We were the same, the villagers and I: their only clean water supply was under threat; and there were people in Starbucks all over the world clicking links that went to dreaded 404 pages.
So as the locals raised their barricades, I knew we had to make a run for it — I was sure that if they knew, they would understand why we couldn’t stand with them this time.
We were a desperate group of seven: Two Peruvians, one American and four English. If we didn’t make it out by midnight, we’d be trapped here for weeks. I looked at my watch: 8 O’clock.
“It’s 8pm.” I said.
Chapter 3: The Dangerous Drive of Death and Danger
So we left, our motley crew bouncing up the unsealed road through the increasingly torrential rain: the politician was getting excited now.
Up, we headed. Up. And up. Up into the clouds. Always up.
A grim silence fell over the truck as we pushed on through the mountains. Our route was long and dangerous, taking us through a single track 5,000 metre pass. It was a known flashpoint for trouble, but we couldn’t risk the main roads.
Our driver was a local man: Rico. He had a shock of black hair that wouldn’t stay put and he talked almost as fast as he drove, but he was solid behind the wheel and had a sense of humour that lightened our metaphysical load.
Turning on some of that awful Reggaeton (we had asked for Mötley Crüe, but he had none), he leaned forward and stared at the coming fog. We were turning onto some of the tightest cliffside roads we had ever seen and the visibility was dropping down to zero. But we couldn’t afford to waste any time: every second we spent in this god-awful dump of a town was a second longer that the barricades would be going up.
We had to make it to Lima.
Suddenly the truck skidded to the left, throwing us and our luggage to the right. As my face smashed against the window, I saw our back wheel kiss the edge of the road and knock pebbles into the black void below.
“Sorry everyone,” Rico said, flashing a toothy smile. “There was an injured puppy on the road!”
It’s hard to stay mad at someone who would throw away 8 human lives to save a mortally wounded dog.
I broke out the Lays.
Chapter 4: Trouble Arrives. More Trouble Than There’s Already Been, I Mean
The next two hours passed painlessly enough. The Americans had their iPhones out, videoing the adventure for prosperity.
“This’ll make a great blog post!” Said one of them.
I turned to start out into the darkness and thought: “Well I hope he has signal, cause it’s the only way the world will see it.”

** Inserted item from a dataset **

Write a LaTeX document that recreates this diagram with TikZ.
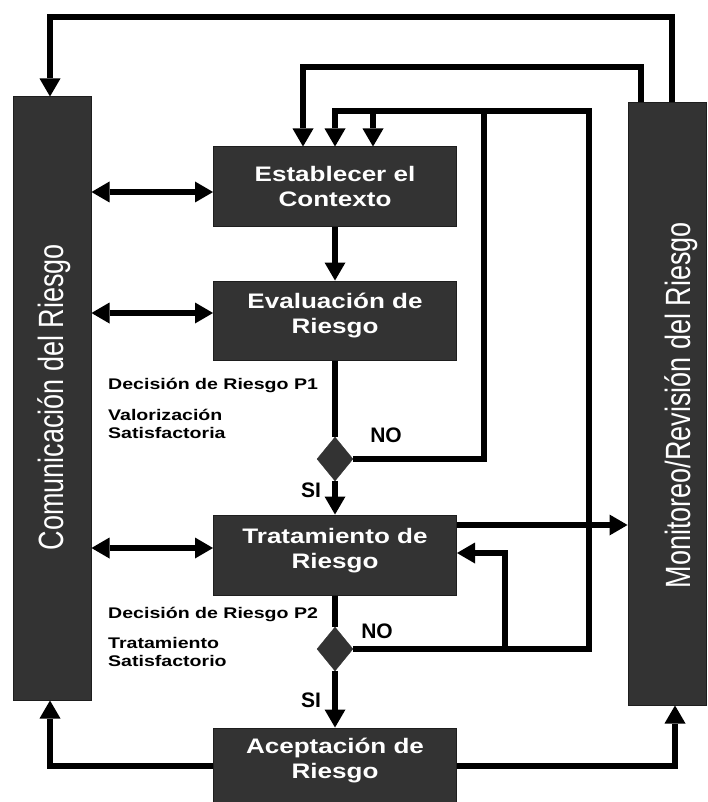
\documentclass[tikz,border=0pt]{standalone}
\usepackage{fontspec}
\setmainfont{Liberation Sans}
\usepackage{graphicx}
\usetikzlibrary{arrows.meta,shapes.geometric}
\newcommand\hstr[2]{\scalebox{#1}[1]{#2}}
\newcommand\vstr[2]{\scalebox{1}[#1]{#2}}
\definecolor{boxgray}{HTML}{333333}
\definecolor{edgegray}{HTML}{1E1E1E}
\begin{document}
\begin{tikzpicture}[x=1pt,y=-1pt,
  box/.style={draw=edgegray, line width=1pt, fill=boxgray, inner sep=0pt, minimum width=243pt},
  plainbox/.style={draw=edgegray, line width=1pt, fill=boxgray, inner sep=0pt},
  boxtext/.style={text=white, font=\fontsize{21}{25}\selectfont\bfseries, inner sep=0pt, anchor=base},
  dec/.style={diamond, fill=boxgray, draw=boxgray, inner sep=0pt, minimum width=36pt, minimum height=44pt},
  conn/.style={line width=5.5pt, draw=black},
  arr/.style={conn, -{Triangle[width=21pt,length=18pt,line width=0pt]}},
  darr/.style={conn, {Triangle[width=21pt,length=18pt,line width=0pt]}-{Triangle[width=21pt,length=18pt,line width=0pt]}},
  lbl/.style={font=\fontsize{15.4}{18}\selectfont\bfseries, inner sep=0pt, anchor=base west},
  yn/.style={font=\fontsize{21}{25}\selectfont\bfseries, inner sep=0pt},
  side/.style={text=white, font=\fontsize{27}{30}\selectfont, rotate=90, inner sep=0pt, anchor=base}
]
\useasboundingbox (0,0) rectangle (707,802);

% side boxes
\node[plainbox, minimum width=78pt, minimum height=603pt] (L) at (52,398.5) {};
\node[plainbox, minimum width=78pt, minimum height=602pt] (R) at (667,404) {};
\node[side] (Lt) at (63,397) {\vstr{1.3}{Comunicación del Riesgo}};
\node[side] (Rt) at (690,405) {\vstr{1.3}{Monitoreo/Revisión del Riesgo}};

% central boxes
\node[box, minimum height=80pt] (E) at (335,187) {};
\node[box, minimum height=79pt] (V) at (335,320.5) {};
\node[box, minimum height=80pt] (T) at (335,555) {};
\node[box, minimum height=80pt] (A) at (335,768) {};

\node[boxtext] (Et1) at (335,182) {\hstr{1.24}{Establecer el}};
\node[boxtext] (Et2) at (335,207) {\hstr{1.24}{Contexto}};
\node[boxtext] (Vt1) at (335,308) {\hstr{1.24}{Evaluación de}};
\node[boxtext] (Vt2) at (335,333) {\hstr{1.24}{Riesgo}};
\node[boxtext] (Tt1) at (335,543) {\hstr{1.24}{Tratamiento de}};
\node[boxtext] (Tt2) at (335,568) {\hstr{1.24}{Riesgo}};
\node[boxtext] (At1) at (335,753) {\hstr{1.24}{Aceptación de}};
\node[boxtext] (At2) at (335,778) {\hstr{1.24}{Riesgo}};

% decisions
\node[dec] (D1) at (335,459) {};
\node[dec] (D2) at (335,649) {};

% junction coordinates
\coordinate (j1) at (484,111);
\coordinate (j2) at (373,111);
\coordinate (j3) at (589,111);
\coordinate (j4) at (505,649);
\coordinate (j5) at (505,553);
\coordinate (c1) at (50,766);
\coordinate (c2) at (675,766);
\coordinate (c3) at (672,17);
\coordinate (c4) at (50,17);
\coordinate (c5) at (641,67);
\coordinate (c6) at (303,67);

% double arrows to communication
\draw[darr] (L.east |- 0,192) -- (E.west |- 0,192);
\draw[darr] (L.east |- 0,313) -- (V.west |- 0,313);
\draw[darr] (L.east |- 0,548) -- (T.west |- 0,548);

% main flow
\draw[arr] (E.south) -- (V.north);
\draw[conn] (V.south) -- (D1.north);
\draw[arr] (D1.south) -- (T.north);
\draw[conn] (T.south) -- (D2.north);
\draw[arr] (D2.south) -- (A.north);

% NO loops
\draw[arr] (D1.east) -- (D1.east -| j1) -- (j1) -- (j1 -| E.north) -- (E.north);
\draw[arr] (j2) -- (j2 |- E.north);
\draw[conn] (D2.east) -- (D2.east -| j3) -- (j3) -- (j1);
\draw[arr] (j4) -- (j5) -- (j5 -| T.east);

% to monitoring
\draw[arr] (T.east |- 0,525) -- (R.west |- 0,525);

% acceptance returns
\draw[arr] (A.west |- c1) -- (c1) -- (c1 |- L.south);
\draw[arr] (A.east |- c2) -- (c2) -- (c2 |- R.south);

% monitoring feedback
\draw[arr] (c3 |- R.north) -- (c3) -- (c4) -- (c4 |- L.north);
\draw[arr] (c5 |- R.north) -- (c5) -- (c6) -- (c6 |- E.north);

% labels
\node[yn] (no1) at (386,435) {NO};
\node[yn] (si1) at (311,490) {SI};
\node[yn] (no2) at (377,631) {NO};
\node[yn] (si2) at (311,700) {SI};

\node[lbl] (p1) at (108,389) {\hstr{1.27}{Decisión de Riesgo P1}};
\node[lbl] (p1a) at (108,420) {\hstr{1.27}{Valorización}};
\node[lbl] (p1b) at (108,438) {\hstr{1.27}{Satisfactoria}};
\node[lbl] (p2) at (108,618) {\hstr{1.27}{Decisión de Riesgo P2}};
\node[lbl] (p2a) at (108,648) {\hstr{1.27}{Tratamiento}};
\node[lbl] (p2b) at (108,666) {\hstr{1.27}{Satisfactorio}};
\end{tikzpicture}
\end{document}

I decided to keep that witty observation to myself. No need to unduly worry everyone. I wrote it down, though. For later.
Then I was called into action.
We had been warned of this section before we took off. They were doing some mammoth road works along the thinnest part of the mountain trail. I couldn’t imagine what work could need doing to such an inhospitable road: were more rocks needed to beach low-slung cars? But it was true. The road was closed during the day as they worked, but then opened at night for those stupid enough to risk the voyage.
This was it, I thought. If we’re going to get into trouble, this is where it will happen. I had to put the truck on full alert.
“Everyone. Full alert.” I said from the back.
They all turned to look out their windows.
The next hour was one of the longest any of us had ever experienced. Juddering stones shook the car violently as we carefully rounded tight corners. One wrong move and we’d be careering into icy, misty death. That was in addition to the ever-present risk of being pillaged by pitchfork wielding peasants.
The tension was palpable, like a thick stew. It was hard to breathe, like breathing thick stew. We passed a small cooking hut, the air smelled like thick stew.
It was the end of our troubles. We had arrived at the highway.
We hit the gas and powered through the night, chasing the morning sun as it rose like watching a accelerated video of a giant, blinding yellow flower with no petals growing out of the horizon without a stem.
We arrived in Lima, exhausted but exuberant.
We had made it.
We had survived our Escape from Huaraz.